FAA to announce new rules regarding unmanned aircraft systems

gadrim

By KATHARINE HIBBARD Logan Daily News Reporter

LOGAN — The Federal Aviation Administration is expected to release new rules regarding the use of unmanned aircraft systems (UAS).

“The regulations are going to loosen, meaning that people can make money with them,” said Logan Police Officer Jason Gadrim. “Right now you’re not allowed to make money with them.”

Gadrim, who was approved for a Certificate of Waiver or Authorization (COA) in October, has been authorized to fly an unmanned aircraft system to assist with police work. According to Gadrim, the Logan Police Department will not be affected by the new changes except that he will be required to get a tail number for his aircraft; everything else was already approved during the rigorous application process. The FAA had already established set rules for military and police use.

“The changes they’re talking about are for commercial use,” said Gadrim. “Like I was supposed to be able to file for use of it privately, like I would be able to go and take aerial photos and make money off of it.”

Dick Honneywell, executive director of the Ohio/Indiana UAS Center, listed such uses as inspecting bridges, correctional facility surveillance, and other helpful services such as monitoring crops.

Until these new rules are established, use of UAS by hobbyists is for the most part unregulated.

“Any Joe-blow can go out and buy one and use it right now,” said Gadrim of hobby fliers, who do not have to adhere to the strict standards that Gadrim does when using his UAS for police work. “They ask that you stay under 400 feet, and they ask that you stay within line of sight, and that you yield to all manned aircraft.”

Gadrim expects the changes to mean that hobby fliers would have to register the UAS if they intend to make a profit from them, but until the announcement is made no one is entirely sure.

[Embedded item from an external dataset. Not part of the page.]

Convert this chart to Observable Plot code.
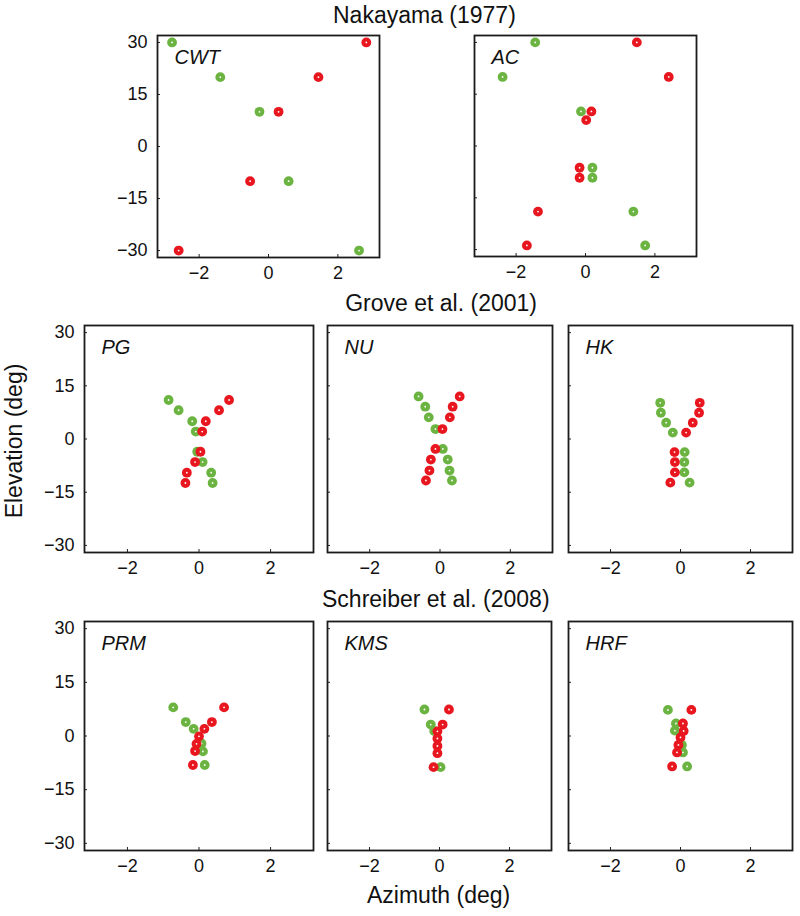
<!DOCTYPE html>
<html><head><meta charset="utf-8">
<script src="https://cdn.jsdelivr.net/npm/d3@7"></script>
<script src="https://cdn.jsdelivr.net/npm/@observablehq/plot@0.6"></script>
<style>
body{margin:0;background:#fff;}
#fig{position:relative;width:800px;height:916px;font-family:"Liberation Sans",Arial,Helvetica,sans-serif;color:#111;overflow:hidden;}
.t{position:absolute;font-size:23px;white-space:nowrap;line-height:1;}
.p{position:absolute;}
</style></head><body><div id="fig"></div>
<script>
// ---- data ----
const groupTitles = ["Nakayama (1977)", "Grove et al. (2001)", "Schreiber et al. (2008)"];
const xLabel = "Azimuth (deg)";
const yLabel = "Elevation (deg)";
const xTicks = [-2, 0, 2];
const yTicks = [-30, -15, 0, 15, 30];

const CWT_green_az = [-2.78, -1.39, -0.26, 0.58, 2.61];
const CWT_green_el = [30, 20, 10, -10, -30];
const CWT_red_az = [2.82, 1.44, 0.29, -0.53, -2.59];
const CWT_red_el = [30, 20, 10, -10, -30];

const AC_green_az = [-1.45, -2.39, -0.13, 0.2, 0.2, 1.38, 1.72];
const AC_green_el = [30, 20, 10, -6.3, -9.2, -19, -28.8];
const AC_red_az = [1.48, 2.40, 0.17, 0.02, -0.17, -0.17, -1.37, -1.69];
const AC_red_el = [30, 20, 10, 7.5, -6.3, -9.2, -19, -28.8];

const PG_green_az = [-0.85, -0.57, -0.19, -0.09, -0.05, 0.10, 0.34, 0.38];
const PG_green_el = [11, 8.1, 5.0, 2.1, -3.6, -6.5, -9.5, -12.4];
const PG_red_az = [0.84, 0.56, 0.19, 0.09, 0.04, -0.11, -0.34, -0.38];
const PG_red_el = [11, 8.1, 5.0, 2.1, -3.6, -6.5, -9.5, -12.4];

const NU_green_az = [-0.61, -0.42, -0.32, -0.13, 0.08, 0.22, 0.27, 0.34];
const NU_green_el = [12, 9.1, 6.1, 2.8, -2.8, -5.8, -8.9, -11.7];
const NU_red_az = [0.56, 0.36, 0.28, 0.07, -0.13, -0.26, -0.30, -0.40];
const NU_red_el = [12, 9.1, 6.1, 2.8, -2.8, -5.8, -8.9, -11.7];

const HK_green_az = [-0.58, -0.56, -0.41, -0.22, 0.12, 0.11, 0.11, 0.26];
const HK_green_el = [10.2, 7.4, 4.6, 1.8, -3.7, -6.5, -9.4, -12.3];
const HK_red_az = [0.55, 0.53, 0.35, 0.16, -0.17, -0.16, -0.16, -0.29];
const HK_red_el = [10.2, 7.4, 4.6, 1.8, -3.7, -6.5, -9.4, -12.3];

const PRM_green_az = [-0.72, -0.37, -0.15, 0.07, 0.11, 0.16];
const PRM_green_el = [8, 3.9, 2.0, -2.1, -4.3, -8.1];
const PRM_red_az = [0.70, 0.36, 0.15, 0.0, -0.07, -0.11, -0.17];
const PRM_red_el = [8, 3.9, 2.0, -0.1, -2.2, -4.2, -8.1];

const KMS_green_az = [-0.43, -0.25, -0.15, 0.03];
const KMS_green_el = [7.4, 3.2, 1.4, -8.7];
const KMS_red_az = [0.27, 0.09, -0.06, -0.06, -0.06, -0.06, -0.17];
const KMS_red_el = [7.4, 3.2, 1.3, -0.7, -2.8, -4.8, -8.7];

const HRF_green_az = [-0.36, -0.13, -0.16, 0.04, 0.07, 0.19];
const HRF_green_el = [7.3, 3.5, 1.5, -2.5, -4.6, -8.5];
const HRF_red_az = [0.31, 0.07, 0.09, 0.0, -0.06, -0.10, -0.24];
const HRF_red_el = [7.3, 3.5, 1.4, -0.4, -2.5, -4.6, -8.5];

// ---- layout & style ----
const GREEN = "#6cb441";
const RED = "#e8161e";
const FONT = "'Liberation Sans', Arial, Helvetica, sans-serif";
const panels = [
  {name: "CWT", g: [CWT_green_az, CWT_green_el], r: [CWT_red_az, CWT_red_el], f: {l:157, t:35, w:222, h:222}, yl: true},
  {name: "AC",  g: [AC_green_az, AC_green_el],   r: [AC_red_az, AC_red_el],   f: {l:474, t:35, w:222, h:221}, yl: false},
  {name: "PG",  g: [PG_green_az, PG_green_el],   r: [PG_red_az, PG_red_el],   f: {l:84,  t:325, w:229, h:227}, yl: true},
  {name: "NU",  g: [NU_green_az, NU_green_el],   r: [NU_red_az, NU_red_el],   f: {l:327, t:325, w:225, h:227}, yl: false},
  {name: "HK",  g: [HK_green_az, HK_green_el],   r: [HK_red_az, HK_red_el],   f: {l:568, t:325, w:224, h:227}, yl: false},
  {name: "PRM", g: [PRM_green_az, PRM_green_el], r: [PRM_red_az, PRM_red_el], f: {l:84,  t:621, w:229, h:229}, yl: true},
  {name: "KMS", g: [KMS_green_az, KMS_green_el], r: [KMS_red_az, KMS_red_el], f: {l:327, t:621, w:224, h:229}, yl: false},
  {name: "HRF", g: [HRF_green_az, HRF_green_el], r: [HRF_red_az, HRF_red_el], f: {l:568, t:621, w:224, h:229}, yl: false}
];

const fig = document.getElementById("fig");
const mL = 50, mR = 4, mT = 4, mB = 34;
const fmt = d => d < 0 ? "\u2212" + Math.abs(d) : String(d);

for (const p of panels) {
  const green = p.g[0].map((az, i) => ({az, el: p.g[1][i]}));
  const red = p.r[0].map((az, i) => ({az, el: p.r[1][i]}));
  const chart = Plot.plot({
    width: p.f.w + mL + mR,
    height: p.f.h + mT + mB,
    marginLeft: mL, marginRight: mR, marginTop: mT, marginBottom: mB,
    x: {domain: [-3.2, 3.2], label: null},
    y: {domain: [-32, 32], label: null},
    style: {fontFamily: FONT, fontSize: "18px", color: "#111", background: "transparent", overflow: "visible"},
    marks: [
      Plot.axisX({ticks: xTicks, tickSize: -3, tickPadding: 12, label: null, stroke: "#222", tickFormat: fmt}),
      Plot.axisY({ticks: yTicks, tickSize: -3, tickPadding: 13, label: null, stroke: "#222",
                  tickFormat: p.yl ? fmt : (() => "")}),
      Plot.frame({stroke: "#1b1b1b", strokeWidth: 1.8}),
      Plot.dot(green, {x: "az", y: "el", r: 4.9, fill: GREEN}),
      Plot.dot(green, {x: "az", y: "el", r: 0.9, fill: "white"}),
      Plot.dot(red, {x: "az", y: "el", r: 4.9, fill: RED}),
      Plot.dot(red, {x: "az", y: "el", r: 0.9, fill: "white"}),
      Plot.text([p.name], {frameAnchor: "top-left", dx: 17, dy: 28, lineAnchor: "bottom", textAnchor: "start",
                           fontStyle: "italic", fontSize: 20, fill: "#111"})
    ]
  });
  chart.classList.add("p");
  chart.style.left = (p.f.l - mL) + "px";
  chart.style.top = (p.f.t - mT) + "px";
  fig.appendChild(chart);
}

function addText(txt, left, top, transform) {
  const d = document.createElement("div");
  d.className = "t";
  d.textContent = txt;
  d.style.left = left + "px";
  d.style.top = top + "px";
  if (transform) d.style.transform = transform;
  fig.appendChild(d);
}
addText(groupTitles[0], 333, 3.5);
addText(groupTitles[1], 537, 292, "translateX(-100%)");
addText(groupTitles[2], 322, 588);
addText(xLabel, 367, 883.5);
addText(yLabel, 14, 441, "translate(-50%,-50%) rotate(-90deg)");
</script>
</body></html>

“They’re only regulating commercial,” said Gadrim. “I don’t understand that. If you’re not making money with it, they don’t care. Why not make it the same across the board if they’re worried about the safety of them. A kid takes one, puts it up over his neighbor’s house and crashes it into his neighbor’s car. Why is that any different than someone who has put thousands of dollars into one to go make money? His is going to be way more safe than some 16-year-old kid who goes and buys one, but they’re only wanting to regulate the people who are wanting to make money on them.”